Capture silk is a type of spider silk that makes the web gluey. It is an effective trap for the spider’s preys. To that purpose, spiders have found several ways to create strong glues, such as spinning a puffy ball of electrostatic nanofibers (dry adhesion) or drops of a glycoprotein mixture (wet adhesion). The proper understanding of spider silk’s glue may lead to more efficient and versatile adhesives for high standard applications. This work has been published in the Science of Nature, former Naturwissenchaften.
Adhesion of dry and wet cribellate silk
H. Elettro, S. Neukirch, A.Antkowiak & F. Vollrath
The Science Of Nature, 102(7):1–4 (2015)
Damage control through windlass mechanism in ecribellate webs
H. Elettro, F. Vollrath, A. Antkowiak & S. Neukirch
In preparation (2017)
Cribellate versus ecribellate
My PhD work focused on the ecribellate capture silk, that consists of gluey droplets on a silk thread (see elastocapillary windlass page). There is a second type of capture silk, evolutionnarily older: the cribellate silk. From the macroscopic point of view, both webs have a similar architecture, see figure 1 insets A and B. However, the capture silk threads are very different: the ecribellate silk uses wet adhesion through its gluey liquid droplets, while cribellate silk uses the dry adhesion of highly puffed nanofibres, see insets C and D. Ecribellate capture threads are spun by a double spinneret, see inset E. The one connected to the flagelliform silk gland (FL) that spins the core silk thread and the one connected to the aggregate gland (AG) that produces the gluey liquid coating. Cribellate silk is very different from ecribellate silk. Its puffy morphology comes from the specific spinning process (Opell, 1993). During spinning, the large amount of produced silk nanofibres is combed by the spider with the use of its backlegs, see figure 1 inset G. The combing induces electrostatic charging of the fibres (Kronenberger and Vollrath, 2015), and subsequent self-repulsion leads to the observed periodic puffing. Additionnally, van der Waals interactions produce a strong adhesion force, that is analogous to the glue function of ecribellate silk.

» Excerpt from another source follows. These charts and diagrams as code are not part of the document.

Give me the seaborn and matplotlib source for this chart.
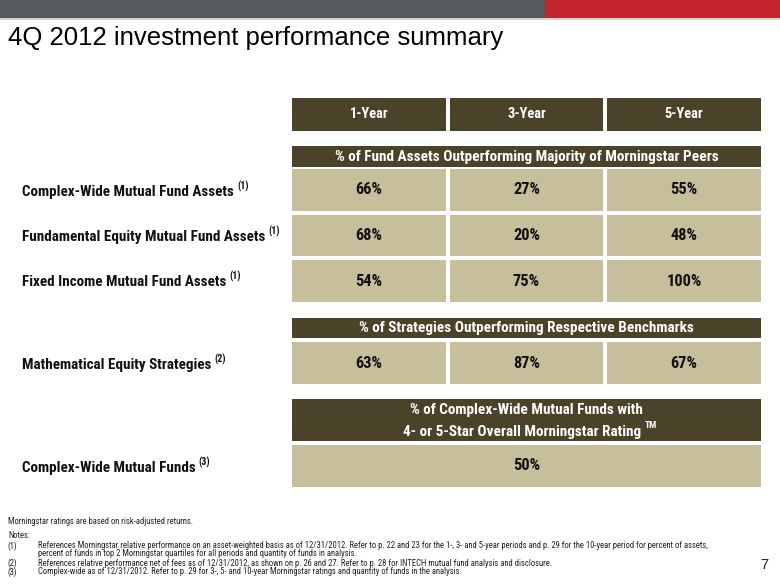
import numpy as np
import pandas as pd
import matplotlib
matplotlib.use("Agg")
import matplotlib.pyplot as plt
from matplotlib.colors import ListedColormap
from matplotlib.patches import Rectangle
from matplotlib import font_manager as fm
import seaborn as sns

# ---------------- data ----------------
periods = ["1-Year", "3-Year", "5-Year"]
peer_rows = ["Complex-Wide Mutual Fund Assets", "Fundamental Equity Mutual Fund Assets",
             "Fixed Income Mutual Fund Assets"]
peer_notes = ["(1)", "(1)", "(1)"]
complex_wide = [66, 27, 55]
fundamental_equity = [68, 20, 48]
fixed_income = [54, 75, 100]
math_row = "Mathematical Equity Strategies"
math_note = "(2)"
math_equity = [63, 87, 67]
rating_row = "Complex-Wide Mutual Funds"
rating_note = "(3)"
rating_value = [50]

title = "4Q 2012 investment performance summary"
peer_header = "% of Fund Assets Outperforming Majority of Morningstar Peers"
bench_header = "% of Strategies Outperforming Respective Benchmarks"
rating_header_1 = "% of Complex-Wide Mutual Funds with"
rating_header_2 = "4- or 5-Star Overall Morningstar Rating"
footnote_main = "Morningstar ratings are based on risk-adjusted returns."
notes_label = "Notes:"
note_ids = ["(1)", "", "(2)", "(3)"]
note_texts = [
    "References Morningstar relative performance on an asset-weighted basis as of 12/31/2012. Refer to p. 22 and 23 for the 1-, 3- and 5-year periods and p. 29 for the 10-year period for percent of assets,",
    "percent of funds in top 2 Morningstar quartiles for all periods and quantity of funds in analysis.",
    "References relative performance net of fees as of 12/31/2012, as shown on p. 26 and 27. Refer to p. 28 for INTECH mutual fund analysis and disclosure.",
    "Complex-wide as of 12/31/2012. Refer to p. 29 for 3-, 5- and 10-year Morningstar ratings and quantity of funds in the analysis.",
]
page_number = "7"

# ---------------- style ----------------
sns.set_theme(style="white")
REG = ["Liberation Sans", "DejaVu Sans"]
NARROW = REG
for cand in ["Liberation Sans Narrow", "Roboto Condensed", "Open Sans Condensed"]:
    try:
        fm.findfont(fm.FontProperties(family=cand), fallback_to_default=False)
        NARROW = [cand] + REG
        break
    except Exception:
        pass
plt.rcParams["font.family"] = REG

DARK = "#4A4329"
CELL = "#C7BE9B"
GRAY = "#565A5D"
RED = "#C5252F"
TXT = "#111111"

W, H = 780, 585
fig = plt.figure(figsize=(7.8, 5.85), dpi=100)
fig.patch.set_facecolor("white")
renderer = fig.canvas.get_renderer()


def fit(text, target_px, **kw):
    t = fig.text(0, 0, text, fontsize=10, **kw)
    w = t.get_window_extent(renderer).width
    t.remove()
    return 10 * target_px / w


S_TITLE = fit(title, 499, family=REG)
S_LABEL = fit(peer_rows[0], 212, family=NARROW, weight="bold")
S_HEAD = fit(peer_header, 385, family=NARROW, weight="bold")
S_YEAR = fit(periods[0], 39, family=NARROW, weight="bold")
S_VAL = fit("66%", 27, family=NARROW, weight="bold")
S_FN = fit(note_texts[0], 673, family=NARROW)

ax = fig.add_axes([0, 0, 1, 1])
ax.set_xlim(0, W)
ax.set_ylim(H, 0)
ax.axis("off")


def px_right(t):
    fig.canvas.draw()
    return t.get_window_extent(fig.canvas.get_renderer()).x1 * W / fig.bbox.width


# top band
ax.add_patch(Rectangle((0, 0), 545, 18, color=GRAY, lw=0))
ax.add_patch(Rectangle((545, 0), W - 545, 18, color=RED, lw=0))
ax.add_patch(Rectangle((0, 18), W, 1.5, color="#D3D3D3", lw=0))

ax.text(8, 45, title, fontsize=S_TITLE, family=REG, color="#000000", va="baseline", ha="left")

col_x = [(292, 446), (450, 603), (607, 761)]

# period headers
for (x0, x1), p in zip(col_x, periods):
    ax.add_patch(Rectangle((x0, 98), x1 - x0, 33, color=DARK, lw=0))
    ax.text((x0 + x1) / 2, 114.5, p, color="white", fontsize=S_YEAR, weight="bold",
            family=NARROW, ha="center", va="center")

# section headers
ax.add_patch(Rectangle((292, 146), 469, 21, color=DARK, lw=0))
ax.text(526.5, 156.5, peer_header, color="white", fontsize=S_HEAD, weight="bold",
        family=NARROW, ha="center", va="center")
ax.add_patch(Rectangle((292, 318), 469, 20, color=DARK, lw=0))
ax.text(526.5, 328, bench_header, color="white", fontsize=S_HEAD, weight="bold",
        family=NARROW, ha="center", va="center")
ax.add_patch(Rectangle((292, 399), 469, 42, color=DARK, lw=0))
ax.text(526.5, 410, rating_header_1, color="white", fontsize=S_HEAD, weight="bold",
        family=NARROW, ha="center", va="center")
t2 = ax.text(522, 432, rating_header_2, color="white", fontsize=S_HEAD, weight="bold",
             family=NARROW, ha="center", va="center")
ax.text(px_right(t2) + 4, 426, "TM", color="white", fontsize=S_HEAD * 0.62, weight="bold",
        family=NARROW, ha="left", va="center")


# row labels with superscript notes
def row_label(y, text, note):
    t = ax.text(22, y, text, fontsize=S_LABEL, weight="bold", family=NARROW,
                color=TXT, ha="left", va="center")
    ax.text(px_right(t) + 3, y - 6, note, fontsize=S_LABEL * 0.65, weight="bold",
            family=NARROW, color=TXT, ha="left", va="center")


row_y = [192, 237, 282]
for y, lbl, n in zip(row_y, peer_rows, peer_notes):
    row_label(y, lbl, n)
row_label(365, math_row, math_note)
row_label(468, rating_row, rating_note)

# value grids drawn with seaborn heatmaps
GAP_PT = 4 * 72 / 100  # 4 px gap in points


def grid(values, x0, x1, y0, y1):
    arr = np.asarray(values, dtype=float)
    df = pd.DataFrame(arr)
    labels = np.vectorize(lambda v: f"{int(v)}%")(arr)
    hax = fig.add_axes([(x0 - 2) / W, 1 - (y1 + 2) / H, (x1 - x0 + 4) / W, (y1 - y0 + 4) / H])
    sns.heatmap(df, ax=hax, cmap=ListedColormap([CELL]), cbar=False,
                linewidths=GAP_PT, linecolor="white", annot=labels, fmt="",
                xticklabels=False, yticklabels=False,
                annot_kws={"fontsize": S_VAL, "weight": "bold", "color": TXT,
                           "family": NARROW})
    hax.set_xlabel("")
    hax.set_ylabel("")
    hax.tick_params(left=False, bottom=False)
    return hax


grid([complex_wide, fundamental_equity, fixed_income], 292, 761, 169, 302)
grid([math_equity], 292, 761, 342, 384)
grid([rating_value], 292, 761, 445, 487)

# footnotes
FC = "#222222"
ax.text(8, 521, footnote_main, fontsize=S_FN, family=NARROW, color=FC, va="center")
ax.text(8, 536, notes_label, fontsize=S_FN, family=NARROW, color=FC, va="center")
note_y = [546, 554, 563, 572]
for y, nid, nt in zip(note_y, note_ids, note_texts):
    if nid:
        ax.text(8, y, nid, fontsize=S_FN, family=NARROW, color=FC, va="center")
    ax.text(38, y, nt, fontsize=S_FN, family=NARROW, color=FC, va="center")

ax.text(764, 565, page_number, fontsize=10.5, family=REG, color=FC, ha="center", va="center")

fig.savefig("out.png", dpi=100, facecolor="white")
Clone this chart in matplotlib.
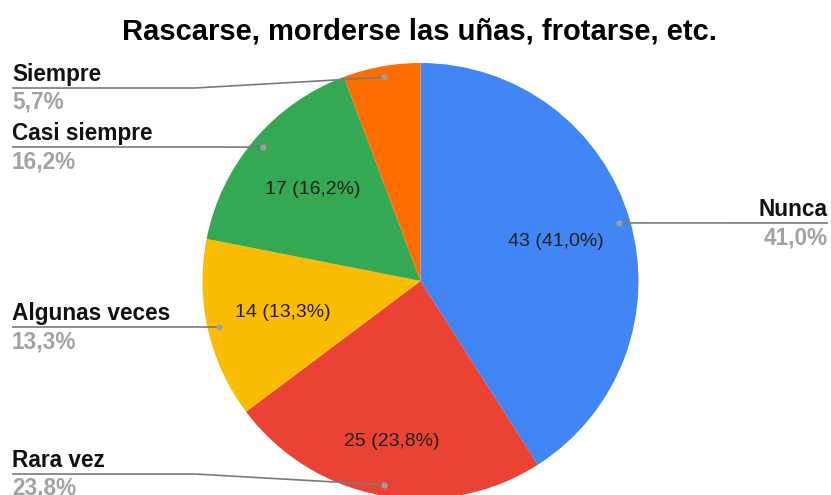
import numpy as np
import matplotlib.pyplot as plt

# --- data ---
categories = ["Nunca", "Rara vez", "Algunas veces", "Casi siempre", "Siempre"]
values = [43, 25, 14, 17, 6]
outer_pct_text = ["41,0%", "23.8%", "13,3%", "16,2%", "5,7%"]
TITLE = "Rascarse, morderse las uñas, frotarse, etc."

# --- style / layout (pixel space, y measured from top) ---
colors = ["#4285F4", "#EA4335", "#FBBC04", "#34A853", "#FF6D01"]
W, H = 831, 495
CX, CY, R = 420.5, 281, 218
inner_frac = [0.647, 0.75, 0.647, 0.647, 0.647]
label_y = [223, 474, 327, 147, 88]
label_side = ["right", "left", "left", "left", "left"]
LEFT_X, RIGHT_X, KINK_X = 12, 828, 195
FONT = "Liberation Sans"

plt.rcParams['font.family'] = [FONT, 'DejaVu Sans']

fig = plt.figure(figsize=(W / 100, H / 100), dpi=100)
ax = fig.add_axes([0, 0, 1, 1])

# y flipped so numbers read like the picture
def fy(y):
    return H - y

wedges, _ = ax.pie(values, colors=colors, startangle=90, counterclock=False,
                   center=(CX, fy(CY)), radius=R,
                   wedgeprops=dict(linewidth=0))
ax.set_xlim(0, W)
ax.set_ylim(0, H)
ax.set_aspect('equal')
ax.axis('off')

total = sum(values)
for i, w in enumerate(wedges):
    mid = np.deg2rad((w.theta1 + w.theta2) / 2)
    pct = values[i] / total * 100

    # value label inside slice (hidden for the small one)
    if pct >= 10:
        r_in = inner_frac[i] * R
        ax.text(CX + r_in * np.cos(mid), fy(CY) + r_in * np.sin(mid),
                f"{values[i]} ({pct:.1f}%)".replace(".", ","),
                ha='center', va='center', fontsize=14, color='#212121')

    # leader line + outside label
    dx, dy = CX + 0.95 * R * np.cos(mid), fy(CY) + 0.95 * R * np.sin(mid)
    ly = fy(label_y[i])
    if label_side[i] == "right":
        xs, ys = [dx, RIGHT_X], [dy, ly]
        tx, ha = RIGHT_X, 'right'
    else:
        xs, ys = [dx, KINK_X, LEFT_X], [dy, ly, ly]
        tx, ha = LEFT_X, 'left'
    ax.plot(xs, ys, color='#7a7a7a', lw=1.2, solid_capstyle='butt', zorder=3)
    ax.plot(dx, dy, 'o', ms=4.5, color='#9e9e9e', mec='none', zorder=4)
    ax.text(tx, ly + 7, categories[i], ha=ha, va='baseline',
            fontsize=16.3, fontweight='bold', color='#111111')
    ax.text(tx, ly - 21, outer_pct_text[i], ha=ha, va='baseline',
            fontsize=16.3, fontweight='bold', color='#a3a3a3')

ax.text(420, fy(39), TITLE, ha='center', va='baseline',
        fontsize=21, fontweight='bold', color='#000000')

fig.savefig("out.png", dpi=100, facecolor='white')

Wet adhesion versus dry adhesion
Here we mention the existence of a confusion in the literature (Helmer, 2010). Zheng et al. (2010) wrote a paper in 2010 claiming that the bioinspired design of artificial fibres that mimic the structural features of the capture silk of the cribellate spider Uloborus and exhibit its directional water-collecting ability. At the origin of their study was the observation that wetted cribellate spider silk have a periodic structure with thin and aligned nanofibres zones combined with thick and randomly oriented nanofibres. Deposition of a water droplet on this structure allows control of the fluid and preferrable settlement on the thick zones. As mentioned above, cribellate capture silk uses dry adhesion, in contrast to the wet ecribellate spider silk. Consequently, wetting the (dry) cribellate capture silk annihilates the electrostatic interactions on which the adhesion relies. Furthermore, the hundreds of nanofibres – once forming a large puff through electrostatic repulsion – collapse into a much smaller area, which lowers dramatically the contact area. The main task of ecribellate capture silk, adhering strongly to incoming potential preys, is thus ruined by the combination of these two phenomena. The dramatic decrease in adhesion is measured in two ways: the frontal poking of a thread or the side poke followed by retraction. These two methods qualitatively yield similar results. For the frontal poke, the dry work of adhesion is 5 +/- 3 nJ while the wet work of adhesion is 0.02 +/- 0.03 nJ. For the side poke, the dry work of adhesion is 40 +/- 30 nJ and while the wet work of adhesion is 0.07 +/- 0.03 nJ. Wetting the cribellate thread is thus highly destructive in respect to its biological function, see figure 2.